Saka’s situation is only slightly more reassuring. The forward is recovering from an Achilles problem, and Tuchel has been carefully managing his minutes. Saka remains decisive whenever he plays, but every sprint and sharp turn is being watched with the wary eye of a club that needs him fresh for a title defence.

Early exits, unexpected relief

Not every Arsenal player will be stretched to the limit. The knockout rounds have started to thin the field, and with that comes a kind of bittersweet relief. World Cup dreams end; club managers quietly exhale.

Kai Havertz is out. Germany fell in the last 32 to Paraguay, cutting short a campaign that could easily have dragged into the latter stages. Viktor Gyokeres joins him on the way home after Sweden’s defeat to France at the same stage.

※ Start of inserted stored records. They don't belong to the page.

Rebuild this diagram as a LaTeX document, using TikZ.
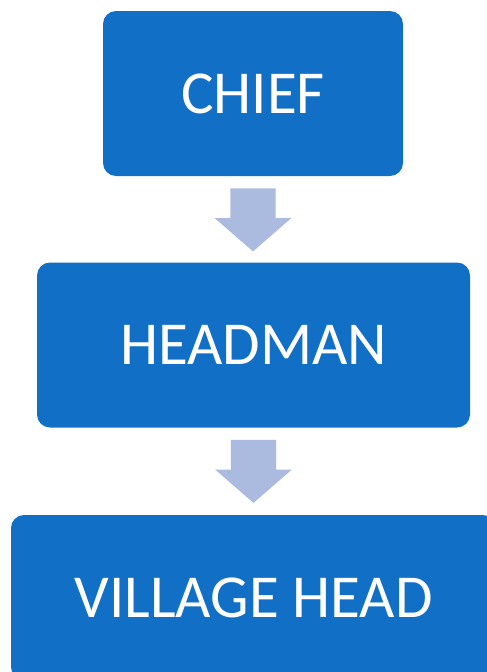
\documentclass[tikz,border=0pt]{standalone}
\usepackage{fontspec}
\setmainfont{Carlito}
\usetikzlibrary{positioning, shapes, calc}
\definecolor{boxblue}{RGB}{17,112,198}
\definecolor{flowblue}{RGB}{171,186,223}
\tikzset{
  rank/.style={rectangle, rounded corners=13pt, fill=boxblue, text=white,
    minimum height=165pt, inner sep=0pt, font=\fontsize{61}{68}\selectfont},
  flow/.style={single arrow, fill=flowblue, rotate=-90, anchor=tail,
    inner xsep=0pt, inner ysep=22.5pt, minimum height=63pt,
    single arrow head extend=15.5pt, single arrow tip angle=98,
    single arrow head indent=0pt}
}
\begin{document}
\begin{tikzpicture}[x=1pt,y=-1pt]
  \clip (0,0) rectangle (487,672);
  \node[rank, minimum width=300pt] (chief) at (253,93.5) {CHIEF};
  \node[rank, minimum width=433pt] (headman) at (253.5,345) {HEADMAN};
  \node[rank, minimum width=485pt] (village) at (253.5,597.5) {VILLAGE HEAD};
  \node[flow] (up) at ($(chief.south)+(0,12)$) {};
  \node[flow] (down) at ($(headman.south)+(0,12)$) {};
\end{tikzpicture}
\end{document}
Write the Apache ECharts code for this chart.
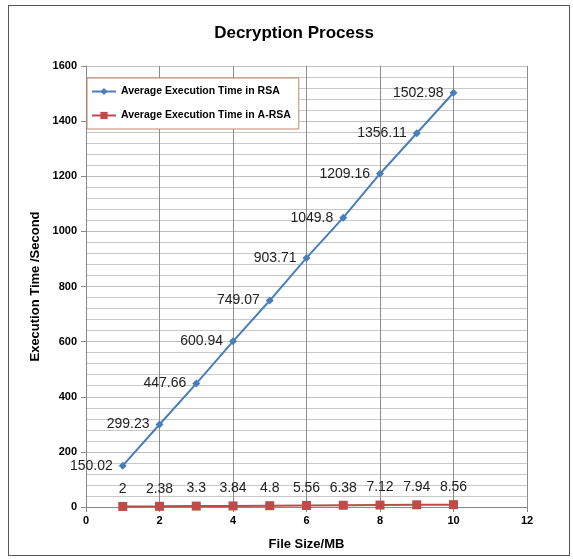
<!DOCTYPE html>
<html>
<head>
<meta charset="utf-8">
<script src="https://cdn.jsdelivr.net/npm/echarts@6/dist/echarts.min.js"></script>
<style>
  html, body { margin: 0; padding: 0; background: #fff; }
  #frame { position: absolute; left: 8px; top: 5px; width: 562px; height: 551px; border: 1px solid #555; box-sizing: border-box; }
  #chart { position: absolute; left: 0; top: 0; width: 573px; height: 559px; }
</style>
</head>
<body>
<div id="frame"></div>
<div id="chart"></div>
<script>
// File sizes in MB
const fileSizes = [1, 2, 3, 4, 5, 6, 7, 8, 9, 10];
// Average decryption time (seconds)
const rsaTimes = [150.02, 299.23, 447.66, 600.94, 749.07, 903.71, 1049.8, 1209.16, 1356.11, 1502.98];
const arsaTimes = [2, 2.38, 3.3, 3.84, 4.8, 5.56, 6.38, 7.12, 7.94, 8.56];
const seriesNames = ['Average Execution Time in RSA', 'Average Execution Time in A-RSA'];

const font = 'Liberation Sans, Arial, sans-serif';
const chart = echarts.init(document.getElementById('chart'), null, { renderer: 'canvas' });

const pairs = vals => fileSizes.map((x, i) => [x, vals[i]]);

chart.setOption({
  animation: false,
  backgroundColor: 'transparent',
  title: {
    text: 'Decryption Process',
    left: 289, top: 20, textAlign: 'center',
    textStyle: { fontFamily: font, fontSize: 17, fontWeight: 'bold', color: '#000' }
  },
  grid: { left: 86, right: 46, top: 66, bottom: 52 },
  legend: {
    orient: 'vertical',
    left: 87, top: 78,
    itemGap: 13,
    itemWidth: 24, itemHeight: 9,
    padding: [8, 8, 8, 4],
    borderColor: '#c0876a', borderWidth: 1,
    backgroundColor: '#fff',
    textStyle: { fontFamily: font, fontSize: 10.5, fontWeight: 'bold', color: '#000' },
    data: seriesNames
  },
  xAxis: {
    type: 'value', min: 0, max: 12, interval: 2,
    name: 'File Size/MB', nameLocation: 'middle', nameGap: 31,
    nameTextStyle: { fontFamily: font, fontSize: 13, fontWeight: 'bold', color: '#000' },
    axisLine: { lineStyle: { color: '#888', width: 1 } },
    axisTick: { show: true, length: 5, lineStyle: { color: '#888' } },
    axisLabel: { fontFamily: font, fontSize: 11, fontWeight: 'bold', color: '#000', margin: 8 },
    splitLine: { show: true, lineStyle: { color: '#8c8c8c', width: 1 } }
  },
  yAxis: {
    type: 'value', min: 0, max: 1600, interval: 200,
    name: 'Execution Time /Second', nameLocation: 'middle', nameGap: 44,
    nameTextStyle: { fontFamily: font, fontSize: 13, fontWeight: 'bold', color: '#000' },
    axisLine: { show: true, lineStyle: { color: '#888', width: 1 } },
    axisTick: { show: true, length: 5, lineStyle: { color: '#888' } },
    axisLabel: { fontFamily: font, fontSize: 11, fontWeight: 'bold', color: '#000', margin: 9,
                 formatter: v => String(v) },
    splitLine: { show: true, lineStyle: { color: '#bfbfbf', width: 1 } },
    minorTick: { show: false, splitNumber: 5 },
    minorSplitLine: { show: true, lineStyle: { color: '#c8c8c8', width: 1 } }
  },
  series: [
    {
      name: seriesNames[0], type: 'line',
      data: pairs(rsaTimes),
      symbol: 'diamond', symbolSize: 8,
      itemStyle: { color: '#4a7ebb' },
      lineStyle: { color: '#4a7ebb', width: 2 },
      label: {
        show: true, position: 'left', distance: 6,
        fontFamily: font, fontSize: 14, color: '#222'
      },
      z: 3
    },
    {
      name: seriesNames[1], type: 'line',
      data: pairs(arsaTimes),
      symbol: 'rect', symbolSize: 9,
      itemStyle: { color: '#be4b48' },
      lineStyle: { color: '#be4b48', width: 2 },
      label: {
        show: true, position: 'top', distance: 6,
        fontFamily: font, fontSize: 14, color: '#222'
      },
      z: 4
    }
  ]
});
</script>
</body>
</html>
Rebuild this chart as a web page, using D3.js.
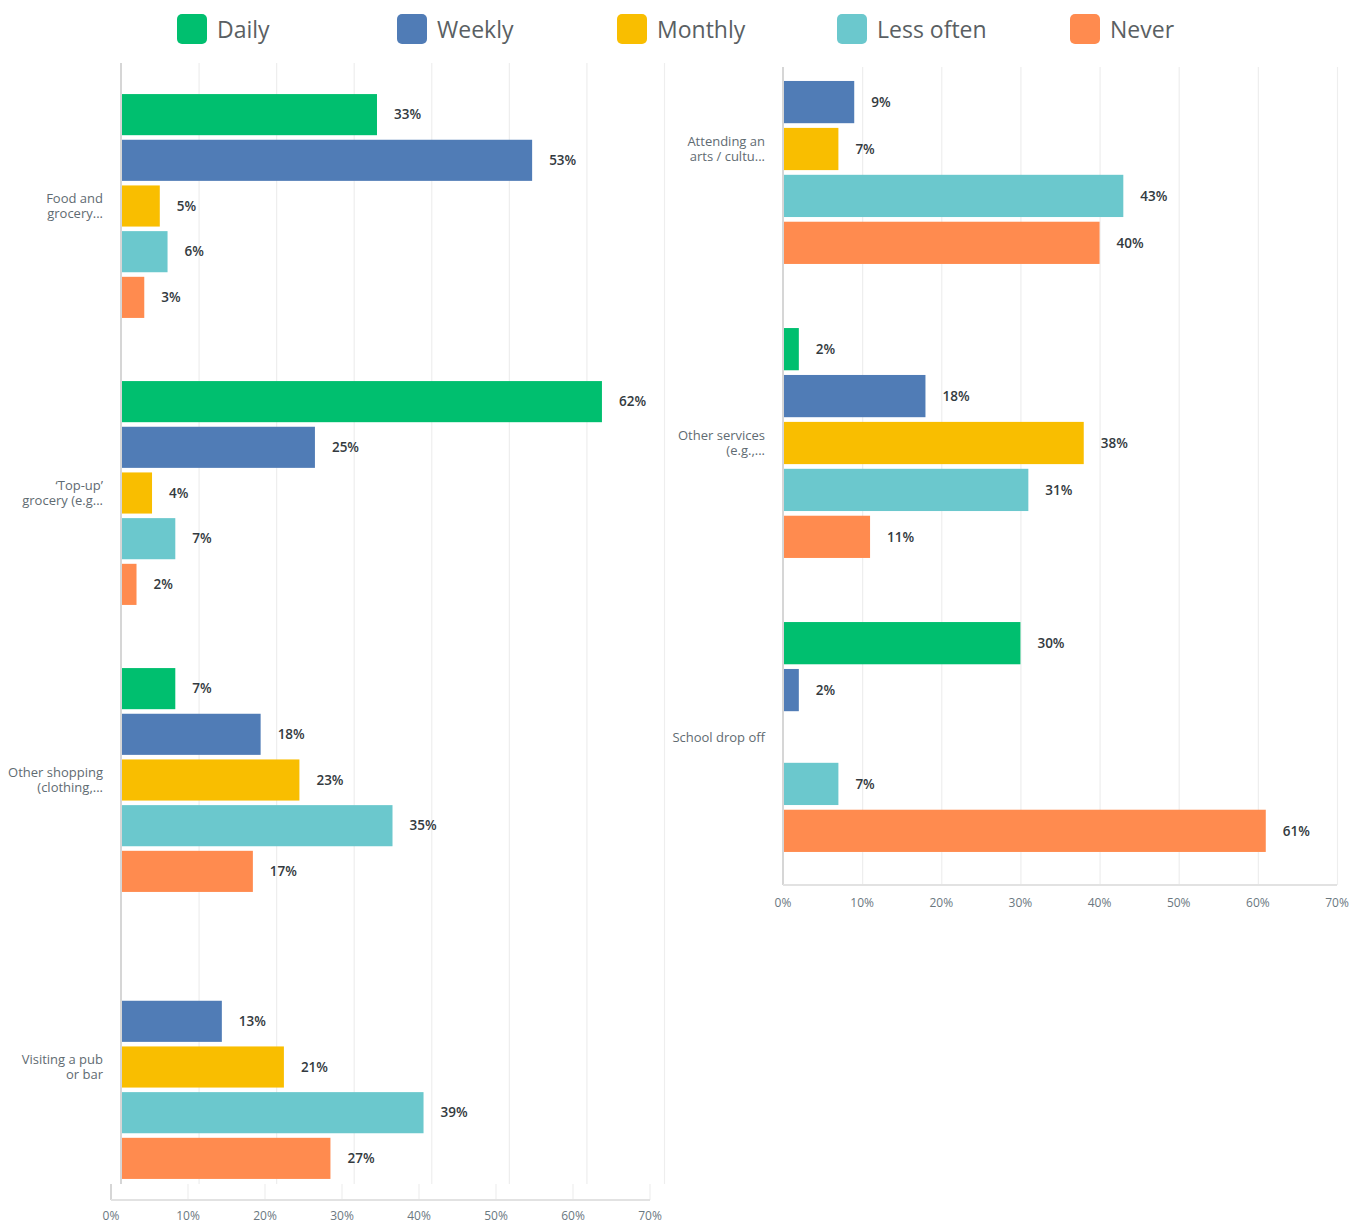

Those exits sting for the players, but for Arteta they bring something invaluable: time. Time to rest, to reset, to prepare bodies and minds for another long domestic season.

For Piero Hincapie, the tournament ended in frustration and controversy. Ecuador went out to Mexico, and the defender’s World Cup finished with a red card after he was dismissed for covering his mouth during an altercation with an opponent. A nightmare closing chapter to what should have been a career highlight.

Business still unfinished

Not everyone is packing their bags. Belgium’s Leandro Trossard is still in the thick of it, preparing for a tie against co-hosts USA, a match that promises intensity and noise in equal measure.

Spain’s Arsenal contingent marches on as well. David Raya, Mikel Merino and Martin Zubimendi have all reached the last 16, keeping their World Cup journeys alive and their summer schedules packed. Every extra game is another layer of experience, another test of resilience – and another 90 minutes that Arteta will watch with a mixture of pride and apprehension.

The World Cup remains the pinnacle for any player, the stage they all dream of. Yet back in north London, a different reality looms. Arsenal must defend a Premier League title, must prove that last season’s surge was not a peak but a platform.

Arteta will welcome medals and memories. What he needs just as badly is something more mundane and far rarer in a calendar like this: a fit, rested squad when the real grind starts again.